## Written problem
Working from the data below, reproduce exactly the lines starting at the one that holds "What Plotly code" and ending at the one that holds "return (H - B - y) / PH". Pictures are excluded.

+---+

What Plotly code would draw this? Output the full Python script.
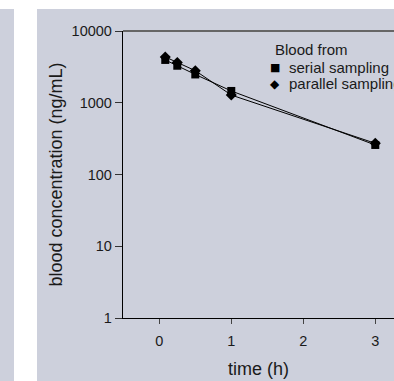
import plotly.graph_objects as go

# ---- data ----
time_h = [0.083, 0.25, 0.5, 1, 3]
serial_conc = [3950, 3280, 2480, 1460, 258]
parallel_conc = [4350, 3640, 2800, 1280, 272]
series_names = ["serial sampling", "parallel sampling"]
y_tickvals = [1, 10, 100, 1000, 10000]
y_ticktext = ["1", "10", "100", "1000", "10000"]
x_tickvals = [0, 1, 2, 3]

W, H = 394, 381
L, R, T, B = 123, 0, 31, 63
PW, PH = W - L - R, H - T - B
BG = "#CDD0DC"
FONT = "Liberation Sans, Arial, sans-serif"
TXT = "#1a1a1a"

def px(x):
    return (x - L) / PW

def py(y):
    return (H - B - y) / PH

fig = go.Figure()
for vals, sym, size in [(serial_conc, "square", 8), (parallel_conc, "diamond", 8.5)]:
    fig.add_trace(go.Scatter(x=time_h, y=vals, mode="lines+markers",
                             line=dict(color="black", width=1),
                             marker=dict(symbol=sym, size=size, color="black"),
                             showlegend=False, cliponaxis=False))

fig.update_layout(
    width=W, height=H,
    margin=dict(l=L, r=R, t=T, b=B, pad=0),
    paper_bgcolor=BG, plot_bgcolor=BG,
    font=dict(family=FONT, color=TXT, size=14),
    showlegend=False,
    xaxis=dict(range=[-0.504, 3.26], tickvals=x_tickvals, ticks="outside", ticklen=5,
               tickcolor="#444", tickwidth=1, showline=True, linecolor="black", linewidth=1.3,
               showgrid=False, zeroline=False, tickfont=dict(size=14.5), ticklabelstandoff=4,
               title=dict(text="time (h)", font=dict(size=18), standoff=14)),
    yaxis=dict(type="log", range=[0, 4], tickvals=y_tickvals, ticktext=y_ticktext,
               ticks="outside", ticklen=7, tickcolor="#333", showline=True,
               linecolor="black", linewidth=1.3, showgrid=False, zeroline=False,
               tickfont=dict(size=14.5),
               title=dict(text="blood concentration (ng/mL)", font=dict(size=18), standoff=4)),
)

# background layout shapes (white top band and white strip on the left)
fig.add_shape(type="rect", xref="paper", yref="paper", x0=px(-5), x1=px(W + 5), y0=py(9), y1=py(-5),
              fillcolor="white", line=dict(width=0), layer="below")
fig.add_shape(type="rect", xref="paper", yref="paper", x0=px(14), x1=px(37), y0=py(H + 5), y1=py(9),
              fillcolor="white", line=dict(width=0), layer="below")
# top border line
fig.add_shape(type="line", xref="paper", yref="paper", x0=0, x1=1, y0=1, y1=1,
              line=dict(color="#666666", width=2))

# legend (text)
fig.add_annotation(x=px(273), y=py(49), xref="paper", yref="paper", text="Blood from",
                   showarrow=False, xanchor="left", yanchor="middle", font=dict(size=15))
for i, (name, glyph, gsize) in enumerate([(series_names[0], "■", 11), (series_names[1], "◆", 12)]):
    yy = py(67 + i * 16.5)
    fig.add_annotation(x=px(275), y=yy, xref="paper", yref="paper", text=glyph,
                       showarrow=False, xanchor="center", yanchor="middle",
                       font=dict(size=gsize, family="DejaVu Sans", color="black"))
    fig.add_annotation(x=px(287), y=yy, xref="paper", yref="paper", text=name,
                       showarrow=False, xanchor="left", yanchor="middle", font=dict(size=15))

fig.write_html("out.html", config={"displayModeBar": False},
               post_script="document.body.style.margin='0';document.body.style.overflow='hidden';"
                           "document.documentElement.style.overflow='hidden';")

+---+

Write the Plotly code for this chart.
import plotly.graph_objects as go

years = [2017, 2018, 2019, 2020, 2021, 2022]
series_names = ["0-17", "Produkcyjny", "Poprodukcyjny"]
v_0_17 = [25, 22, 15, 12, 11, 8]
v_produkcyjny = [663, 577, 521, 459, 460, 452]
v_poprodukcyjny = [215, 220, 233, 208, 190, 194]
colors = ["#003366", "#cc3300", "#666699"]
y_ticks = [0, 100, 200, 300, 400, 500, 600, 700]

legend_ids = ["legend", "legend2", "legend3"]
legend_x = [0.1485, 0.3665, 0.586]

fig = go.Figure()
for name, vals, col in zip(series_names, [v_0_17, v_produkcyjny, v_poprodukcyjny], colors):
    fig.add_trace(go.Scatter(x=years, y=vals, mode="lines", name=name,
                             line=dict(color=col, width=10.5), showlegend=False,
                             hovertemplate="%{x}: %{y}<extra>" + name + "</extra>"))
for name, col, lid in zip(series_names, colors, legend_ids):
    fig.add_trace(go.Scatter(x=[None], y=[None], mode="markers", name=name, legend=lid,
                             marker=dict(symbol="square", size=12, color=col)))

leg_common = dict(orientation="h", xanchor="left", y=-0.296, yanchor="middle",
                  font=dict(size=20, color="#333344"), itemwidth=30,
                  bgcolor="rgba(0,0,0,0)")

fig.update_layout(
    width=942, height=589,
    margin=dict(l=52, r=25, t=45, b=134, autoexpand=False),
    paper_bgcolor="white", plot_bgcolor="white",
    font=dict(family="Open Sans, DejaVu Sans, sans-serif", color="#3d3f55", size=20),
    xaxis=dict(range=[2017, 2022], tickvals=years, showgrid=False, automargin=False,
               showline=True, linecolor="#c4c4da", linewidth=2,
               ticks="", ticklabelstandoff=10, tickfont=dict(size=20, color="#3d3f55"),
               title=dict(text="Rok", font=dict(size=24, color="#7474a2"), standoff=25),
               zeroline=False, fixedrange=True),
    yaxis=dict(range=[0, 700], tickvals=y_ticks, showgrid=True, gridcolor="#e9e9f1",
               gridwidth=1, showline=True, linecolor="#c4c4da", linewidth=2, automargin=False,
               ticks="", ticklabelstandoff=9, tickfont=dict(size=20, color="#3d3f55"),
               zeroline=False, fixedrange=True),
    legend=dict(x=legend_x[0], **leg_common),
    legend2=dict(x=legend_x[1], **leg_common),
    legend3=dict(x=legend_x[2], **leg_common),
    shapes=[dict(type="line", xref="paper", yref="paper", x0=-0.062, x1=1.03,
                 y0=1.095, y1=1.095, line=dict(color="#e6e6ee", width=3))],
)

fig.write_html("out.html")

+---+

## Exercise output
What Plotly code would draw this? Output the full Python script.
import plotly.graph_objects as go

# ---- data ----
time_h = [0.083, 0.25, 0.5, 1, 3]
serial_conc = [3950, 3280, 2480, 1460, 258]
parallel_conc = [4350, 3640, 2800, 1280, 272]
series_names = ["serial sampling", "parallel sampling"]
y_tickvals = [1, 10, 100, 1000, 10000]
y_ticktext = ["1", "10", "100", "1000", "10000"]
x_tickvals = [0, 1, 2, 3]

W, H = 394, 381
L, R, T, B = 123, 0, 31, 63
PW, PH = W - L - R, H - T - B
BG = "#CDD0DC"
FONT = "Liberation Sans, Arial, sans-serif"
TXT = "#1a1a1a"

def px(x):
    return (x - L) / PW

def py(y):
    return (H - B - y) / PH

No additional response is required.